Sunday, July 15, 2007

My Own Summer Of Love

Much as been written of late about the legendary summer of 1967.

How much was packed in to that magical moment 40 years ago? More than you may recall. There was the explosion of the hippie counter-culture, the emergence of the new national youth-magnet that was Haight-Ashbury, San Francisco’s “Summer of Love,” the release of the Beatle’s “Sgt. Pepper’s” album, and the gathering momentum of the Vietnam anti-war movement.

And to top it all off, my team, the Boston Red Sox, went from last to first and won the American League pennant.

It was a monumental summer indeed, and I was right in the thick of it all.
For an 11-year-old, anyway.

Most of my early counter-culture experience was gained through simply watching my older brother, who was 17 that summer. He had long hair, wore only jeans, T-shirts and “Jesus” sandals, and was teaching himself the guitar. Naturally. (In fairness, he did stay with the guitar, and is quite good at it even today.) I remember one hot Saturday afternoon that summer when my brother, new driver’s license tucked proudly into his macramé (or-whatever-the-hell-it was made of) wallet, took me on his first solo driving errand.

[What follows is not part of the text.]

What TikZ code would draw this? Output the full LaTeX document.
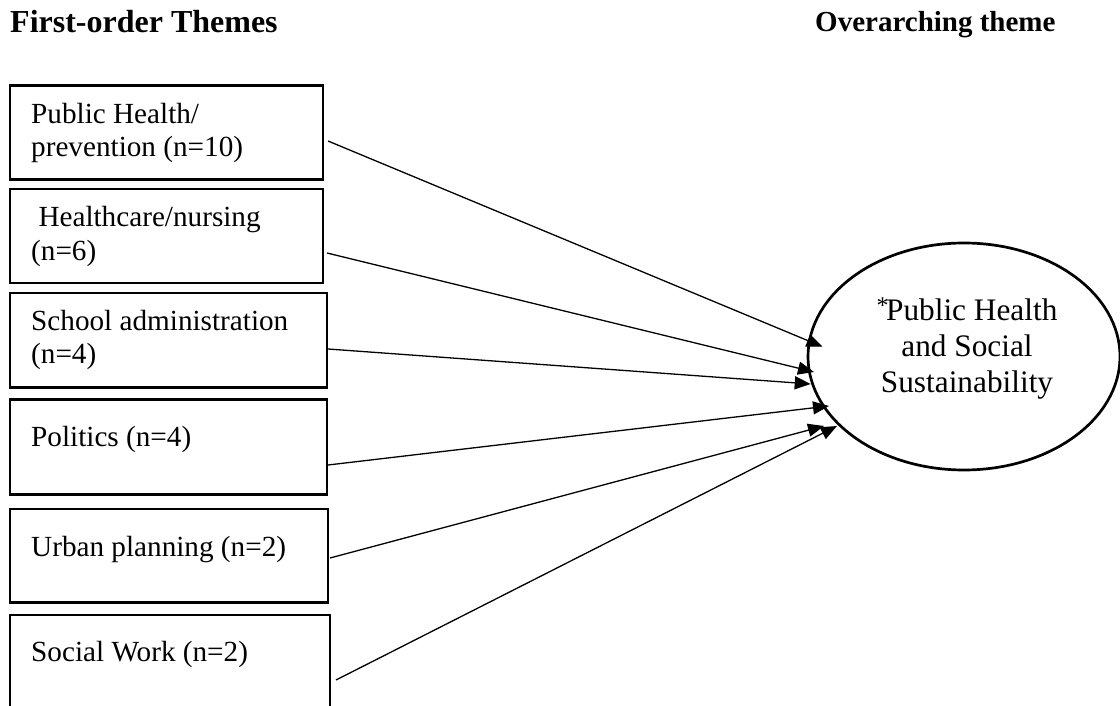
\documentclass[tikz,border=0pt]{standalone}
\usepackage{fontspec}
\setmainfont{Liberation Serif}
\usetikzlibrary{arrows.meta,shapes.geometric}

\begin{document}
\begin{tikzpicture}[x=1pt,y=-1pt,
  themebox/.style={draw, line width=2.7pt, inner sep=0pt},
  boxlabel/.style={anchor=base west, inner sep=0pt,
    font=\fontsize{29.2}{33.5}\selectfont},
  heading/.style={anchor=base west, inner sep=0pt},
  link/.style={line width=1.3pt, -{Triangle[length=16pt,width=13pt]}}]

\useasboundingbox (0,0) rectangle (1120,706);
\clip (0,0) rectangle (1120,706);

% column headings
\node[heading, font=\fontsize{32}{38}\selectfont\bfseries] (h1) at (10,33) {First-order Themes};
\node[heading, font=\fontsize{29}{35}\selectfont\bfseries] (h2) at (815,32) {Overarching theme};

% first-order theme boxes
\node[themebox, minimum width=313pt, minimum height=94pt]   (b1) at (166.5,132.5) {};
\node[themebox, minimum width=313pt, minimum height=94pt]   (b2) at (166.5,236)   {};
\node[themebox, minimum width=317pt, minimum height=94.5pt] (b3) at (168.5,340.2) {};
\node[themebox, minimum width=317pt, minimum height=95pt]   (b4) at (168.5,447)   {};
\node[themebox, minimum width=318pt, minimum height=93.7pt] (b5) at (169,555.8)   {};
\node[themebox, minimum width=320pt, minimum height=105pt]  (b6) at (170,667.5)   {};

\node[boxlabel] (l1) at (31,123.3) {\parbox[t]{290pt}{\raggedright Public Health/\\prevention (n=10)}};
\node[boxlabel] (l2) at (31,226.7) {\parbox[t]{290pt}{\raggedright \hspace*{7.3pt}Healthcare/nursing\\(n=6)}};
\node[boxlabel] (l3) at (31,330)   {\parbox[t]{290pt}{\raggedright School administration\\(n=4)}};
\node[boxlabel] (l4) at (31,446.7) {Politics (n=4)};
\node[boxlabel] (l5) at (31,556.7) {Urban planning (n=2)};
\node[boxlabel] (l6) at (31,661)   {Social Work (n=2)};

% overarching theme
\node[draw, ellipse, line width=2.7pt, minimum width=312pt, minimum height=227pt,
      inner sep=0pt] (sust) at (964,356.5) {};
\node[anchor=base, inner sep=0pt, font=\fontsize{31.3}{36}\selectfont] (sustlabel) at (967,320)
  {\parbox[t]{250pt}{\centering\raisebox{7pt}{\fontsize{24}{24}\selectfont *}\kern-2.5pt Public Health\\and Social\\Sustainability}};

% connector ends
\coordinate (s1) at (328,141);   \coordinate (t1) at (822.5,346.7);
\coordinate (s2) at (327,253);   \coordinate (t2) at (814,372);
\coordinate (s3) at (328,349);   \coordinate (t3) at (810.7,384);
\coordinate (s4) at (328,465);   \coordinate (t4) at (829,406);
\coordinate (s5) at (330,558);   \coordinate (t5) at (824,426);
\coordinate (s6) at (336,680);   \coordinate (t6) at (837,426);

\draw[link] (s1) -- (t1);
\draw[link] (s2) -- (t2);
\draw[link] (s3) -- (t3);
\draw[link] (s4) -- (t4);
\draw[link] (s5) -- (t5);
\draw[link] (s6) -- (t6);
\end{tikzpicture}
\end{document}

He was buying some new jeans and denim work-shirts, the erstwhile uniform of the well-dressed teen at that time. We drove into Cambridge, to Harvard Square, and a long-gone store called the Lodge. The square and the store were teeming with long-haired young rebels-with-whatever-causes they could find. I wandered around the store, trying on jean jackets, woven ponchos and granny glasses, and admiring my young hippie self in the mirror. A big, bearded guy in overalls walked by me and flashed the peace sign. “Peace, little brother.” I returned the gesture. I was happening.

I was also in love.

Her name was Jill Ronan. She was several years older than me, a friend of my older sister’s. Jill had no idea of my deep feelings for her. In fact, I am not sure she ever said anything to me. I did my best to impress her and look sexy and older than I was. Which is a real challenge when your wheels are a 3-speed Schwinn with a blue banana seat, your voice is changing, and you have to be home when the street lights come on.

Nearly every night after supper, I would hop on that bike, pedal the three blocks to her street and ride back and forth, back and forth, hoping against hope I would see her walk in or out. Once, I actually did see her come out and I almost fell off my bike before pedaling the other way. I did have a brief conversation once with her father, though. Opening his garage door one night, he said, “Hey, kid -- do you live on this street?” I shook my head. What was I going to say, “No, but I’m stalking your daughter?”

Fortunately, there was more requited excitement for me on the radio.

My beloved Red Sox, dead-last place finishers only the summer before, were in a 4-way dogfight for the pennant. Jill Ronan might be playing hard-to-get, but Yaz, Boomer, Jim Lonborg and Reggie Smith shared the joy with me, even from afar. As the “Impossible Dream” season took real and dramatic shape over that summer, I was as hooked on that team as I was on Jill -- my other impossible dream.

And the rest, alas, is history.

The Sox lost the World Series in seven games, and who knew then that our hopeful “wait till next year” would mean waiting another full 37 years?

Jill moved away, without our ever having had so much as a conversation. I blame it all on the bike. I truly believe a 10-speed might have altered the whole equation.

Now, 40 years later, there are some interesting parallels with that summer. Another senseless war is dragging on, and another deluded president dithers while kids die. The Red Sox are winning, with a 10-game lead, no less -- an unimaginable luxury in 1967, when they needed the last game of the season and help from the Angels (California) to clinch.

And I still ride my bike when I can. It has 18-speeds.
What do you think of that, Jill Ronan, wherever you are?